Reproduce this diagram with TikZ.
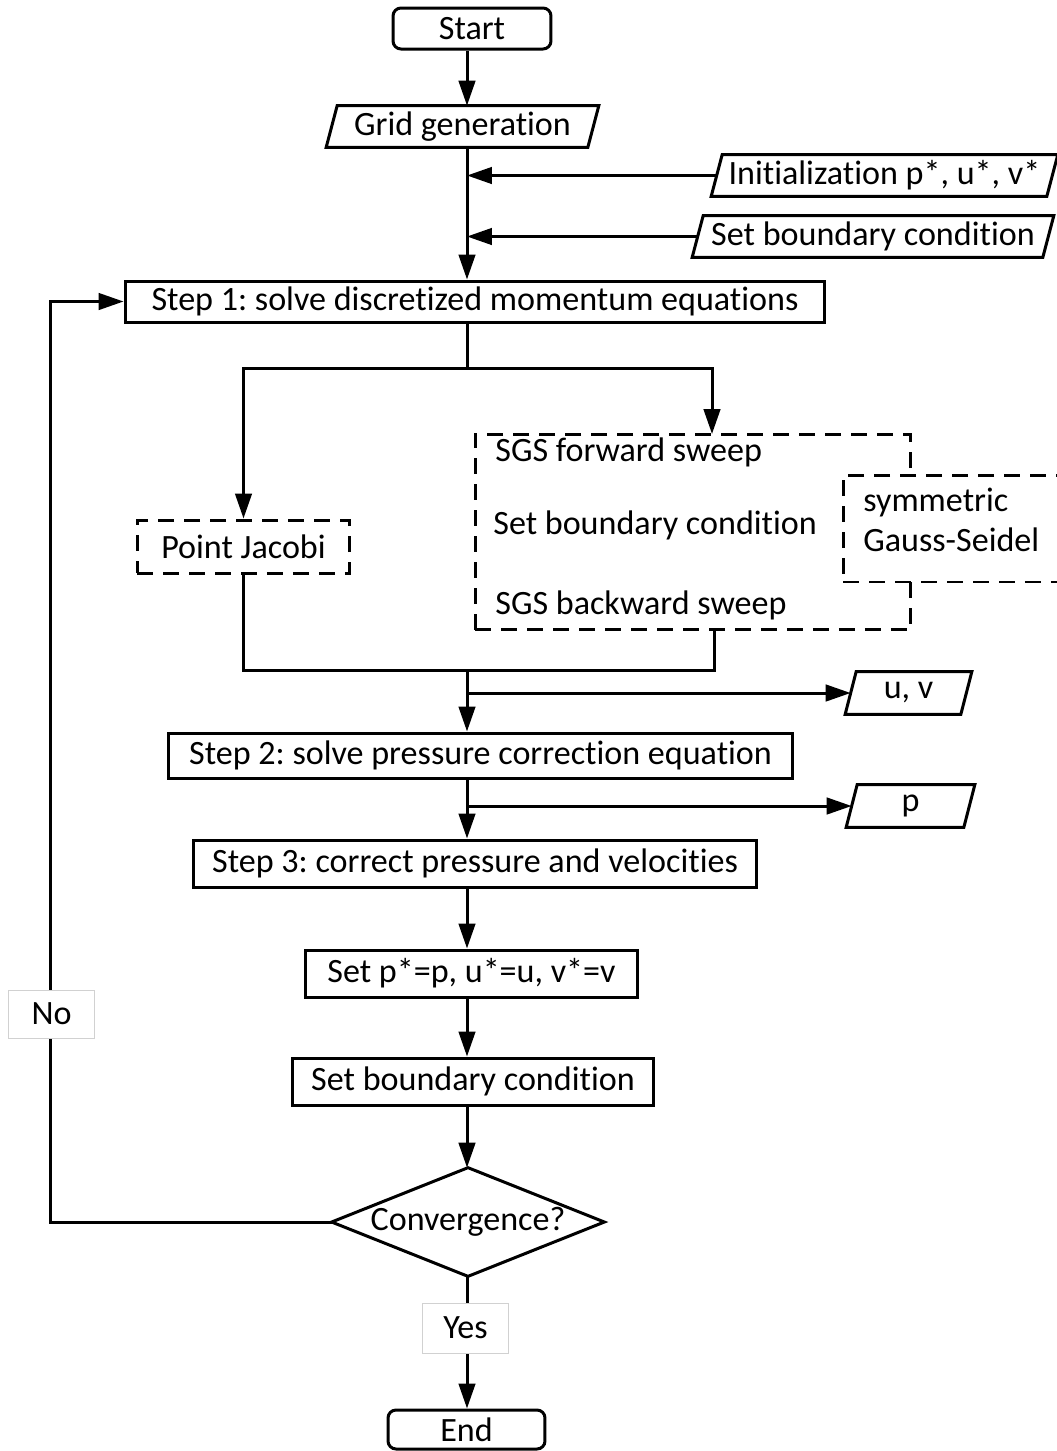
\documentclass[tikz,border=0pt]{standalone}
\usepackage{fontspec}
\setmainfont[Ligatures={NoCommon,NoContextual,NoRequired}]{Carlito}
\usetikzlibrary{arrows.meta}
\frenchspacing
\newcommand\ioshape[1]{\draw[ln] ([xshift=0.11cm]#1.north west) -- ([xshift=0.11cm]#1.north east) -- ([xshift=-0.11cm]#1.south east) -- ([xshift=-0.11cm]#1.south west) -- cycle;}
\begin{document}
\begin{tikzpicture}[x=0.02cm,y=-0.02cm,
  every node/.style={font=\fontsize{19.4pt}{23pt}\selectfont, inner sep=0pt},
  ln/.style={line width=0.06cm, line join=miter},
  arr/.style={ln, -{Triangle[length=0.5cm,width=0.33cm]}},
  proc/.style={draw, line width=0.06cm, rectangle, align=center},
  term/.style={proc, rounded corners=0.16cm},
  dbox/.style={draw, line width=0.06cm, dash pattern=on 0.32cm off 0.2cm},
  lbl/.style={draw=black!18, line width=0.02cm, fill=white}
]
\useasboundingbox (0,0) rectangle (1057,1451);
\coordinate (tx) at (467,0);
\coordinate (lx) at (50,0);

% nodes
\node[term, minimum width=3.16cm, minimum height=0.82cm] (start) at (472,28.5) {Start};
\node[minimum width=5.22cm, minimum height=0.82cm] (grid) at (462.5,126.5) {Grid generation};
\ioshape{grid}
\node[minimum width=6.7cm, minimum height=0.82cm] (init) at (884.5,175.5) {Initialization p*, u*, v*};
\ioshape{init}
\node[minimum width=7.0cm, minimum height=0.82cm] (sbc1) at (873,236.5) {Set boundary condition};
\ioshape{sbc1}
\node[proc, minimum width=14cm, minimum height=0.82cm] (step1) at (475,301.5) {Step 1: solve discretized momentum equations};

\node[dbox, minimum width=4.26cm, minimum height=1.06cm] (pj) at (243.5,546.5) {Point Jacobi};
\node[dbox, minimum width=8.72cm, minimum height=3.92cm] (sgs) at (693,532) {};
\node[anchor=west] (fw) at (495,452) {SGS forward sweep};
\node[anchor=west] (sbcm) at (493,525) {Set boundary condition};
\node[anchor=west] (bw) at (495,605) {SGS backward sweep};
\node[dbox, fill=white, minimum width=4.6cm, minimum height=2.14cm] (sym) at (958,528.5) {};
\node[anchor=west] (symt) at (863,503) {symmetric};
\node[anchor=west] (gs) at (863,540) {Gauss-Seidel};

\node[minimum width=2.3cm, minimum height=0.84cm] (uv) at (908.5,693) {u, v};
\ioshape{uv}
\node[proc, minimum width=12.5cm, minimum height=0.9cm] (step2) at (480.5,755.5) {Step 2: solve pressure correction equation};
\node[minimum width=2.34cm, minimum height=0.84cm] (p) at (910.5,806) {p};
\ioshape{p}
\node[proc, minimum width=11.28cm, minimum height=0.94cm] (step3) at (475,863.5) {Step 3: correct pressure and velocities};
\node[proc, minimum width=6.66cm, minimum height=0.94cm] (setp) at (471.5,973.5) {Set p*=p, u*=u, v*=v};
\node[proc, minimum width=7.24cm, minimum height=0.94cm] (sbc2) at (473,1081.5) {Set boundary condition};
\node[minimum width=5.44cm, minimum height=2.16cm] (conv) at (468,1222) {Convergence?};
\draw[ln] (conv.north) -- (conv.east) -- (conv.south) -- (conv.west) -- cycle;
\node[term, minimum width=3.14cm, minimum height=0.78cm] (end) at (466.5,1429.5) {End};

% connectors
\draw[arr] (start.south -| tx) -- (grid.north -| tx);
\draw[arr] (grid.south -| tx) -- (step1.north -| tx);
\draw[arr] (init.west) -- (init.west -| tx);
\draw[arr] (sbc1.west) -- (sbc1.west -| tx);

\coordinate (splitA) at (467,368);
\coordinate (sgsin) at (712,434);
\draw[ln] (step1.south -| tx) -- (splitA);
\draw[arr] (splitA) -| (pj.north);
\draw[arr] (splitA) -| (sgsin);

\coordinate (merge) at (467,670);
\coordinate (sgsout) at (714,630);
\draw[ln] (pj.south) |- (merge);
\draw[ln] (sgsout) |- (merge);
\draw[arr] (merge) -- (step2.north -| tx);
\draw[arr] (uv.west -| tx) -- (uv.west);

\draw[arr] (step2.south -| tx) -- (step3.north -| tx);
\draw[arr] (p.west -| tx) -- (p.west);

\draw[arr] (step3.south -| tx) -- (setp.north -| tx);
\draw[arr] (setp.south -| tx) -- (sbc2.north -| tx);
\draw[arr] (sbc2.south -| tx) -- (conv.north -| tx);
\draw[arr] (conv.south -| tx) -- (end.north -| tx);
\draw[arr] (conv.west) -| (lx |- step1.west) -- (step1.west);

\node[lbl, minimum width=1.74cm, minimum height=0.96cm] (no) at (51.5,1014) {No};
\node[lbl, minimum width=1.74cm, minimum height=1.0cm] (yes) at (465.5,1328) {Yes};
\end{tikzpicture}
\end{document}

## [Task objective]
What is needed is an exact reproduction of the data, pictures excluded.

## [Solution for this exercise]
Reproduce this diagram with TikZ.
\documentclass[tikz,border=0pt]{standalone}
\usepackage{fontspec}
\setmainfont[Ligatures={NoCommon,NoContextual,NoRequired}]{Carlito}
\usetikzlibrary{arrows.meta}
\frenchspacing
\newcommand\ioshape[1]{\draw[ln] ([xshift=0.11cm]#1.north west) -- ([xshift=0.11cm]#1.north east) -- ([xshift=-0.11cm]#1.south east) -- ([xshift=-0.11cm]#1.south west) -- cycle;}
\begin{document}
\begin{tikzpicture}[x=0.02cm,y=-0.02cm,
  every node/.style={font=\fontsize{19.4pt}{23pt}\selectfont, inner sep=0pt},
  ln/.style={line width=0.06cm, line join=miter},
  arr/.style={ln, -{Triangle[length=0.5cm,width=0.33cm]}},
  proc/.style={draw, line width=0.06cm, rectangle, align=center},
  term/.style={proc, rounded corners=0.16cm},
  dbox/.style={draw, line width=0.06cm, dash pattern=on 0.32cm off 0.2cm},
  lbl/.style={draw=black!18, line width=0.02cm, fill=white}
]
\useasboundingbox (0,0) rectangle (1057,1451);
\coordinate (tx) at (467,0);
\coordinate (lx) at (50,0);

% nodes
\node[term, minimum width=3.16cm, minimum height=0.82cm] (start) at (472,28.5) {Start};
\node[minimum width=5.22cm, minimum height=0.82cm] (grid) at (462.5,126.5) {Grid generation};
\ioshape{grid}
\node[minimum width=6.7cm, minimum height=0.82cm] (init) at (884.5,175.5) {Initialization p*, u*, v*};
\ioshape{init}
\node[minimum width=7.0cm, minimum height=0.82cm] (sbc1) at (873,236.5) {Set boundary condition};
\ioshape{sbc1}
\node[proc, minimum width=14cm, minimum height=0.82cm] (step1) at (475,301.5) {Step 1: solve discretized momentum equations};

\node[dbox, minimum width=4.26cm, minimum height=1.06cm] (pj) at (243.5,546.5) {Point Jacobi};
\node[dbox, minimum width=8.72cm, minimum height=3.92cm] (sgs) at (693,532) {};
\node[anchor=west] (fw) at (495,452) {SGS forward sweep};
\node[anchor=west] (sbcm) at (493,525) {Set boundary condition};
\node[anchor=west] (bw) at (495,605) {SGS backward sweep};
\node[dbox, fill=white, minimum width=4.6cm, minimum height=2.14cm] (sym) at (958,528.5) {};
\node[anchor=west] (symt) at (863,503) {symmetric};
\node[anchor=west] (gs) at (863,540) {Gauss-Seidel};

\node[minimum width=2.3cm, minimum height=0.84cm] (uv) at (908.5,693) {u, v};
\ioshape{uv}
\node[proc, minimum width=12.5cm, minimum height=0.9cm] (step2) at (480.5,755.5) {Step 2: solve pressure correction equation};
\node[minimum width=2.34cm, minimum height=0.84cm] (p) at (910.5,806) {p};
\ioshape{p}
\node[proc, minimum width=11.28cm, minimum height=0.94cm] (step3) at (475,863.5) {Step 3: correct pressure and velocities};
\node[proc, minimum width=6.66cm, minimum height=0.94cm] (setp) at (471.5,973.5) {Set p*=p, u*=u, v*=v};
\node[proc, minimum width=7.24cm, minimum height=0.94cm] (sbc2) at (473,1081.5) {Set boundary condition};
\node[minimum width=5.44cm, minimum height=2.16cm] (conv) at (468,1222) {Convergence?};
\draw[ln] (conv.north) -- (conv.east) -- (conv.south) -- (conv.west) -- cycle;
\node[term, minimum width=3.14cm, minimum height=0.78cm] (end) at (466.5,1429.5) {End};

% connectors
\draw[arr] (start.south -| tx) -- (grid.north -| tx);
\draw[arr] (grid.south -| tx) -- (step1.north -| tx);
\draw[arr] (init.west) -- (init.west -| tx);
\draw[arr] (sbc1.west) -- (sbc1.west -| tx);

\coordinate (splitA) at (467,368);
\coordinate (sgsin) at (712,434);
\draw[ln] (step1.south -| tx) -- (splitA);
\draw[arr] (splitA) -| (pj.north);
\draw[arr] (splitA) -| (sgsin);

\coordinate (merge) at (467,670);
\coordinate (sgsout) at (714,630);
\draw[ln] (pj.south) |- (merge);
\draw[ln] (sgsout) |- (merge);
\draw[arr] (merge) -- (step2.north -| tx);
\draw[arr] (uv.west -| tx) -- (uv.west);

\draw[arr] (step2.south -| tx) -- (step3.north -| tx);
\draw[arr] (p.west -| tx) -- (p.west);

\draw[arr] (step3.south -| tx) -- (setp.north -| tx);
\draw[arr] (setp.south -| tx) -- (sbc2.north -| tx);
\draw[arr] (sbc2.south -| tx) -- (conv.north -| tx);
\draw[arr] (conv.south -| tx) -- (end.north -| tx);
\draw[arr] (conv.west) -| (lx |- step1.west) -- (step1.west);

\node[lbl, minimum width=1.74cm, minimum height=0.96cm] (no) at (51.5,1014) {No};
\node[lbl, minimum width=1.74cm, minimum height=1.0cm] (yes) at (465.5,1328) {Yes};
\end{tikzpicture}
\end{document}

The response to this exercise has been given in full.